Jamais la question de la facture énergétique n’a été aussi présente dans une campagne politique nationale. L’énergie, devenue à la lueur des crises le deuxième poste de dépenses des Français, préoccupe grandement. Depuis 2019, les prix de l’électricité ont bondi de plus de 50 % et ceux du gaz vont encore augmenter de 12 % en juillet, même si les causes sont davantage structurelles. En 2023, le cap du million d’interventions pour impayés a été franchi pour la première fois rappelait récemment le médiateur national de l’énergie, illustrant la difficulté à faire face. Dans son « contrat de législature« , le Nouveau Front populaire promet, dans une « grande loi pour le pouvoir d’achat, d’abolir la taxe Macron de 10 % sur les factures d’énergie, d’annuler la hausse programmée du prix du gaz au 1er juillet, de faire la gratuité des premiers kWh et d’abolir les coupures d’électricité, de chaleur et de gaz (hors trêve hivernale) ». Selon la coalition présidentielle Ensemble pour la République, le coût cumulé de la suppression de la taxe de 10 % sur les factures d’énergie et de l’annulation de la hausse de 12 % des prix du gaz au 1er juillet se chiffrerait à 13 milliards d’euros. De son côté, le Rassemblement national propose une baisse de la TVA de 20 % à 5,5 %. Une mesure qui serait également très impactante pour les finances publiques. Du côté d’Ensemble pour la République, le Premier ministre Gabriel Attal  a annoncé une baisse de 15 % sur le factures d’électricité au 1er juillet 2025, « entre 10 et 15 % » selon le ministre de l’économie Bruno Le Maire. Une baisse possible selon les experts du secteur car effectivement le prix du MWh sur les marchés à court terme se négocie déjà à la baisse par rapport aux années précédentes, même si plusieurs facteurs « volatils » demeurent : le niveau de prix à la sortie du système de l’Arenh  (31 décembre 2025), le niveau du Turpe actuellement en négociation et de fait l’évolution des prix sur le marché de gros. À noter que via son plan climat, le Nouveau Front populaire promet également d' »assurer l’isolation complète des logements, en renforçant les aides pour tous les ménages et garantissant leur prise en charge complète pour les ménages modestes« .
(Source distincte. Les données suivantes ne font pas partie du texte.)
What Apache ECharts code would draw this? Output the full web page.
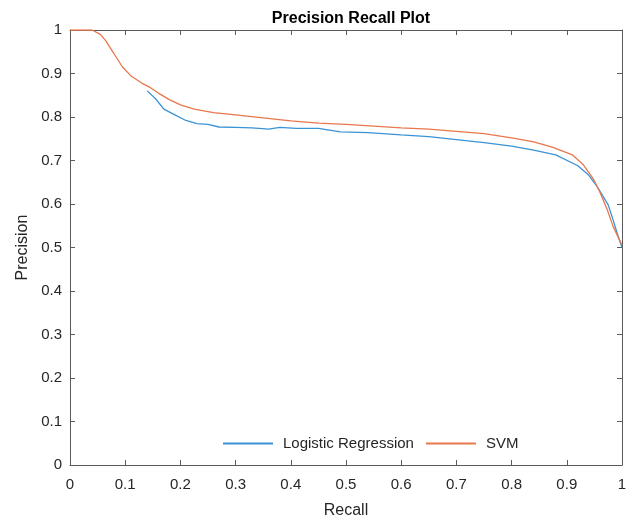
<!DOCTYPE html>
<html>
<head>
<meta charset="utf-8">
<script src="https://cdn.jsdelivr.net/npm/echarts@6/dist/echarts.min.js"></script>
<style>
  html, body { margin: 0; padding: 0; background: #fff; }
  #chart { width: 634px; height: 517px; }
</style>
</head>
<body>
<div id="chart"></div>
<script>
// values: recall / precision pairs
const svmRecall = [0, 0.04, 0.055, 0.065, 0.075, 0.085, 0.095, 0.11, 0.13, 0.145, 0.16, 0.18, 0.2, 0.225, 0.26, 0.3, 0.35, 0.4, 0.45, 0.5, 0.55, 0.6, 0.65, 0.7, 0.75, 0.8, 0.84, 0.875, 0.91, 0.93, 0.948, 0.96, 0.973, 0.984, 1.0];
const svmPrecision = [1, 1, 0.99, 0.975, 0.955, 0.935, 0.915, 0.895, 0.878, 0.868, 0.855, 0.84, 0.828, 0.818, 0.81, 0.805, 0.798, 0.791, 0.786, 0.783, 0.779, 0.775, 0.772, 0.767, 0.762, 0.752, 0.743, 0.73, 0.713, 0.69, 0.658, 0.627, 0.588, 0.548, 0.505];
const lrRecall = [0.14, 0.155, 0.17, 0.19, 0.21, 0.23, 0.25, 0.27, 0.3, 0.33, 0.36, 0.38, 0.41, 0.45, 0.49, 0.54, 0.6, 0.65, 0.7, 0.75, 0.8, 0.84, 0.88, 0.92, 0.94, 0.955, 0.966, 0.975, 0.984, 0.992, 1.0];
const lrPrecision = [0.86, 0.842, 0.818, 0.805, 0.792, 0.785, 0.783, 0.777, 0.776, 0.775, 0.772, 0.776, 0.774, 0.774, 0.766, 0.764, 0.759, 0.755, 0.748, 0.741, 0.733, 0.724, 0.713, 0.688, 0.666, 0.64, 0.617, 0.598, 0.563, 0.53, 0.5];
const seriesNames = ['Logistic Regression', 'SVM'];

const pairs = (xs, ys) => xs.map((x, i) => [x, ys[i]]);

const chart = echarts.init(document.getElementById('chart'));
const axisColor = '#5a5a5a';
const fontColor = '#262626';
const fontFamily = 'Liberation Sans, Arial, sans-serif';

const baseAxis = {
  type: 'value',
  min: 0,
  max: 1,
  interval: 0.1,
  axisLine: { show: true, onZero: false, lineStyle: { color: axisColor, width: 1 } },
  axisTick: { show: true, inside: true, length: 5, lineStyle: { color: axisColor } },
  splitLine: { show: false },
  axisLabel: {
    color: fontColor,
    fontSize: 15,
    fontFamily: fontFamily,
    formatter: v => String(Math.round(v * 10) / 10)
  }
};

const option = {
  animation: false,
  title: {
    text: 'Precision Recall Plot',
    left: 346,
    textAlign: 'center',
    top: 6,
    textStyle: { color: '#000', fontSize: 16, fontWeight: 'bold', fontFamily: fontFamily }
  },
  grid: { left: 70, right: 12, top: 30, bottom: 52, containLabel: false, outerBoundsMode: 'none' },
  legend: {
    data: seriesNames,
    top: 431,
    left: 218,
    itemWidth: 50,
    itemHeight: 2,
    itemGap: 12,
    icon: 'rect',
    textStyle: { color: fontColor, fontSize: 15, fontFamily: fontFamily, padding: [0, 0, 0, 5] }
  },
  xAxis: [
    Object.assign({}, baseAxis, {
      position: 'bottom',
      name: 'Recall',
      nameLocation: 'middle',
      nameGap: 38,
      nameTextStyle: { color: fontColor, fontSize: 16, fontFamily: fontFamily },
      axisLabel: Object.assign({}, baseAxis.axisLabel, { margin: 12 })
    }),
    Object.assign({}, baseAxis, { position: 'top', axisLabel: { show: false } })
  ],
  yAxis: [
    Object.assign({}, baseAxis, {
      position: 'left',
      name: 'Precision',
      nameLocation: 'middle',
      nameGap: 38,
      nameTextStyle: { color: fontColor, fontSize: 16, fontFamily: fontFamily },
      axisLabel: Object.assign({}, baseAxis.axisLabel, { margin: 8 })
    }),
    Object.assign({}, baseAxis, { position: 'right', axisLabel: { show: false } })
  ],
  series: [
    {
      name: seriesNames[0],
      type: 'line',
      data: pairs(lrRecall, lrPrecision),
      showSymbol: false,
      symbol: 'none',
      color: '#3a93d4',
      lineStyle: { width: 1.3 }
    },
    {
      name: seriesNames[1],
      type: 'line',
      data: pairs(svmRecall, svmPrecision),
      showSymbol: false,
      symbol: 'none',
      color: '#e7774c',
      lineStyle: { width: 1.3 }
    }
  ]
};

chart.setOption(option);
</script>
</body>
</html>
Le nucléaire, un sujet hautement clivant

À l’heure de l’unité, exit les sujets clivants comme le nucléaire dont il n’y aucune mention dans le programme ? Les composantes de cette union sont en désaccord (PS et PCF étant pro-nucléaires, Verts et LFI anti). « Nous ne sommes pas d’accord [sur ce sujet, NDLR], on ne va pas faire comme si on l’était« , a expliqué vendredi à la presse Manuel Bompard, coordinateur de La France insoumise, après présentation du programme, expliquant qu’il y aurait « un débat à l’Assemblée nationale, et chacun défendra ses positions ».  « Sur le nucléaire, les écologistes vont rester écologistes, les communistes vont rester communistes et les socialistes vont rester socialistes« , a souligné sur BFMTV Marine Tondelier, cheffe de file d’EELV. Une évidence alors que le décalage durant les élections européennes sur le sujet du nucléaire était plus que visible entre un Léon Deffontaines, tête de liste PCF, qui n’avait eu de cesse de répéter que pour parvenir à l’objectif de neutralité carbone fixé à 2050 par la Commission européenne le nucléaire était indispensable et qui souhaitait même aligner la fiscalité concernant le nucléaire sur celle des énergies renouvelables et une Marie Toussaint, tête de liste les écologistes, qui affirmait « ne pas vouloir fermer toutes les centrales nucléaires aujourd’hui« . « On s’est mis d’accord sur un programme de gouvernement pour 100 jours, on n’ouvre et on ne ferme pas de centrale nucléaire ni en 100 jours ni en deux ans », a-t-elle dit. « Parce que l’argent qu’on ne va pas mettre dans ces EPR, qui sont une faillite financière, peut être mis ailleurs, parce que quand on construit des éoliennes c’est moins cher et plus rapide et donc meilleur pour les finances publiques et pour résoudre plus vite la crise énergétique et climatique« . Le premier secrétaire du PS, Olivier Faure, interrogé sur l’absence du sujet des centrales nucléaires dans le programme, souligne de son côté que « ça veut dire que ça ne bouge pas. Elles vont continuer à tourner ».